In October this year, Nissan will enter the commercial zero-emissions vehicle market when its e-NV200 van goes on sale in Japan. The company officially introduced the vehicle during a launch display event at Nissan HQ in Yokohama, earlier this month. Gizmag dropped in for a closer look.

Nissan's new EV uses technology borrowed from its first zero-emissions vehicle, the LEAF. The e-NV200's styling has been changed from its gasoline powered brother in an effort to both differentiate it as the electric version and convey a family-friendly look.

The e-NV200 will be available as a five or seven seat wagon as well as a standard van, with or without rear side windows. Nissan says this will enable the e-NV-200 to appeal to commercial as well recreational users. The interior then can be optioned to your required number of seats which are all fold-able, including the front passenger seat.

Nissan says it has focused on technology that reduces energy consumption to enable the van to deliver a range of approximately 185 km (115 mi) and a top speed of 123 km/h (76 mph). This technology includes an accelerator pedal that reduces excessive pressure and also emits a clicking sound to warn of this excess. Also available as standard is an air con system that uses smart phone technology to either pre-cool or preheat the cabin. On cold days though, the standard fitment of a heated front seat together with a heated steering wheel, might be just enough to keep the cold at bay.

At the Yokohama launch display, Nissan was keen to highlight the van's potential uses within the light commercial vehicle market. Many of these displays emphasized the vehicle's ability to act as a mobile power source. With two power outlets and a maximum total output of 1500 kWh, electricity is available for both internal and external use. Nissan is also promoting the idea that the e-NV-200 can provide all the power to your office (or home) in emergencies.
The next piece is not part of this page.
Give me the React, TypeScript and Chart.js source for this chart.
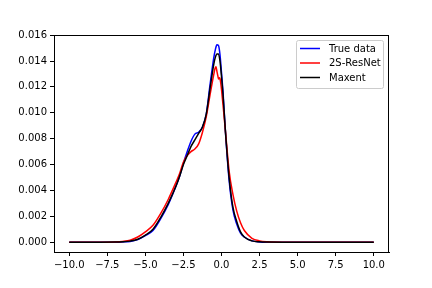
import React, { useEffect, useRef } from "react";
import { Chart, registerables } from "chart.js";

Chart.register(...registerables);

const seriesLabels = ["True data", "2S-ResNet", "Maxent"];
const seriesColors = ["#0000ff", "#ff0000", "#000000"];

const gridX = [-10, -8, -7, -6.5, -6, -5.5, -5, -4.5, -4, -3.5, -3, -2.75, -2.5, -2.25, -2, -1.75, -1.5, -1.25, -1, -0.75, -0.5, -0.4, -0.3, -0.2, -0.1, 0, 0.1, 0.25, 0.5, 0.75, 1, 1.25, 1.5, 2, 2.5, 3, 4, 6, 8, 10];

const trueY = [0, 0, 0, 0.00002, 0.00006, 0.0002, 0.0005, 0.0009, 0.0018, 0.0029, 0.0043, 0.0051, 0.0061, 0.007, 0.0078, 0.00835, 0.0085, 0.0089, 0.0099, 0.0122, 0.0143, 0.0149, 0.01525, 0.0152, 0.0145, 0.0131, 0.0116, 0.0087, 0.0048, 0.0025, 0.0014, 0.0007, 0.0004, 0.0001, 0.00002, 0, 0, 0, 0, 0];

const maxentY = [0, 0, 0.00001, 0.00003, 0.00008, 0.00022, 0.00055, 0.001, 0.0019, 0.003, 0.0043, 0.0051, 0.006, 0.0067, 0.0074, 0.0079, 0.0084, 0.0089, 0.0099, 0.0119, 0.0138, 0.0143, 0.01455, 0.01455, 0.014, 0.0128, 0.0114, 0.0087, 0.005, 0.0027, 0.0016, 0.0008, 0.0004, 0.0001, 0.00003, 0.00001, 0, 0, 0, 0];

const resnetX = [-10, -8, -7, -6.5, -6, -5.5, -5, -4.5, -4, -3.5, -3, -2.75, -2.5, -2.25, -2, -1.75, -1.5, -1.25, -1, -0.75, -0.5, -0.42, -0.36, -0.3, -0.24, -0.19, -0.14, -0.1, -0.05, 0, 0.1, 0.25, 0.5, 0.75, 1, 1.25, 1.5, 2, 2.5, 3, 4, 6, 8, 10];

const resnetY = [0, 0, 0.00002, 0.00006, 0.00015, 0.0004, 0.0008, 0.0013, 0.0022, 0.0033, 0.0046, 0.0053, 0.0062, 0.0067, 0.007, 0.0072, 0.0076, 0.0085, 0.0097, 0.0114, 0.013, 0.01345, 0.01355, 0.0132, 0.01285, 0.0126, 0.0127, 0.01265, 0.0123, 0.0118, 0.0106, 0.0087, 0.0055, 0.0037, 0.0024, 0.0015, 0.0009, 0.0003, 0.0001, 0.00003, 0, 0, 0, 0];

const xTicks = [-10, -7.5, -5, -2.5, 0, 2.5, 5, 7.5, 10];
const yTicks = [0, 0.002, 0.004, 0.006, 0.008, 0.01, 0.012, 0.014, 0.016];

const FONT = "DejaVu Sans";

const boxAndLegend = {
  id: "boxAndLegend",
  afterDatasetsDraw(chart: any) {
    const { ctx, chartArea } = chart;
    const { left, right, top, bottom } = chartArea;
    ctx.save();
    ctx.strokeStyle = "#000";
    ctx.lineWidth = 1;
    ctx.beginPath();
    ctx.moveTo(left, top + 0.5);
    ctx.lineTo(right, top + 0.5);
    ctx.moveTo(Math.round(right) - 0.5, top);
    ctx.lineTo(Math.round(right) - 0.5, bottom);
    ctx.stroke();

    // legend box
    const bx = 296.5, by = 40.5, bw = 87, bh = 48;
    ctx.fillStyle = "rgba(255,255,255,0.8)";
    ctx.strokeStyle = "#cccccc";
    ctx.lineWidth = 1;
    const r = 2;
    ctx.beginPath();
    ctx.moveTo(bx + r, by);
    ctx.lineTo(bx + bw - r, by);
    ctx.arcTo(bx + bw, by, bx + bw, by + r, r);
    ctx.lineTo(bx + bw, by + bh - r);
    ctx.arcTo(bx + bw, by + bh, bx + bw - r, by + bh, r);
    ctx.lineTo(bx + r, by + bh);
    ctx.arcTo(bx, by + bh, bx, by + bh - r, r);
    ctx.lineTo(bx, by + r);
    ctx.arcTo(bx, by, bx + r, by, r);
    ctx.closePath();
    ctx.fill();
    ctx.stroke();

    const rows = [48.5, 63, 77.5];
    ctx.font = `10px "${FONT}"`;
    ctx.textBaseline = "middle";
    ctx.textAlign = "left";
    seriesLabels.forEach((label, i) => {
      ctx.strokeStyle = seriesColors[i];
      ctx.lineWidth = 1.5;
      ctx.beginPath();
      ctx.moveTo(300, rows[i]);
      ctx.lineTo(320, rows[i]);
      ctx.stroke();
      ctx.fillStyle = "#000";
      ctx.fillText(label, 329, rows[i] + 0.5);
    });
    ctx.restore();
  },
};

export default function App() {
  const ref = useRef<HTMLCanvasElement | null>(null);
  useEffect(() => {
    if (!ref.current) return;
    const mk = (xs: number[], ys: number[]) => xs.map((x, i) => ({ x, y: ys[i] }));
    const common = {
      pointRadius: 0,
      borderWidth: 1.5,
      fill: false,
      cubicInterpolationMode: "monotone" as const,
    };
    const chart = new Chart(ref.current, {
      type: "line",
      data: {
        datasets: [
          { ...common, label: seriesLabels[0], data: mk(gridX, trueY), borderColor: seriesColors[0], order: 3 },
          { ...common, label: seriesLabels[1], data: mk(resnetX, resnetY), borderColor: seriesColors[1], order: 2 },
          { ...common, label: seriesLabels[2], data: mk(gridX, maxentY), borderColor: seriesColors[2], order: 1 },
        ],
      },
      options: {
        animation: false,
        responsive: false,
        events: [],
        layout: { padding: { left: 0, top: 35, right: 43, bottom: 0 } },
        plugins: { legend: { display: false }, tooltip: { enabled: false } },
        scales: {
          x: {
            type: "linear",
            min: -11,
            max: 11,
            afterFit: (s: any) => { s.height = 36; },
            afterBuildTicks: (s: any) => { s.ticks = xTicks.map((v) => ({ value: v })); },
            grid: { drawOnChartArea: false, drawTicks: true, tickLength: 4, tickColor: "#000", tickWidth: 1 },
            border: { display: true, color: "#000", width: 1 },
            ticks: {
              color: "#000",
              padding: 3,
              maxRotation: 0,
              autoSkip: false,
              font: { family: FONT, size: 10 },
              callback: (v: any) => Number(v).toFixed(1).replace("-", "\u2212"),
            },
          },
          y: {
            type: "linear",
            min: -0.00076,
            max: 0.01601,
            afterFit: (s: any) => { s.width = 54; },
            afterBuildTicks: (s: any) => { s.ticks = yTicks.map((v) => ({ value: v })); },
            grid: { drawOnChartArea: false, drawTicks: true, tickLength: 4, tickColor: "#000", tickWidth: 1 },
            border: { display: true, color: "#000", width: 1 },
            ticks: {
              color: "#000",
              padding: 3,
              autoSkip: false,
              font: { family: FONT, size: 10 },
              callback: (v: any) => Number(v).toFixed(3),
            },
          },
        },
      },
      plugins: [boxAndLegend],
    });
    return () => chart.destroy();
  }, []);
  return (
    <div style={{ position: "fixed", left: 0, top: 0, width: 432, height: 288, background: "#fff" }}>
      <canvas ref={ref} width={432} height={288} style={{ width: 432, height: 288, display: "block" }} />
    </div>
  );
}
The e-NV200 has an external length of 4560 mm, a width of 1755 mm, a height of 1850-5 mm and the internal volume figures remain almost the same from the gasoline NV-200. As in the LEAF, Nissan has installed the battery pack under the floor and mounted it centrally. This positioning not only maximizes interior space to 3600 liters but also gives the e-NV200 a good stable platform to carry loads of up to 600 kg.

Power is supplied by a 24 kWh battery pack to an 80 kW motor driving the front wheels. A full charge (in Japan) will take 8 hours from a normal outlet or just 30 minutes from a special quick charge installation, giving you an 80 percent charge.

Prices in Japan on launch are expected to be from 3,880,440 to 4,786,580 yen ($38,071 to $46,962) covering 8 variations of body and trim level. These figures do include consumption tax, but exclude government eco-car subsidies.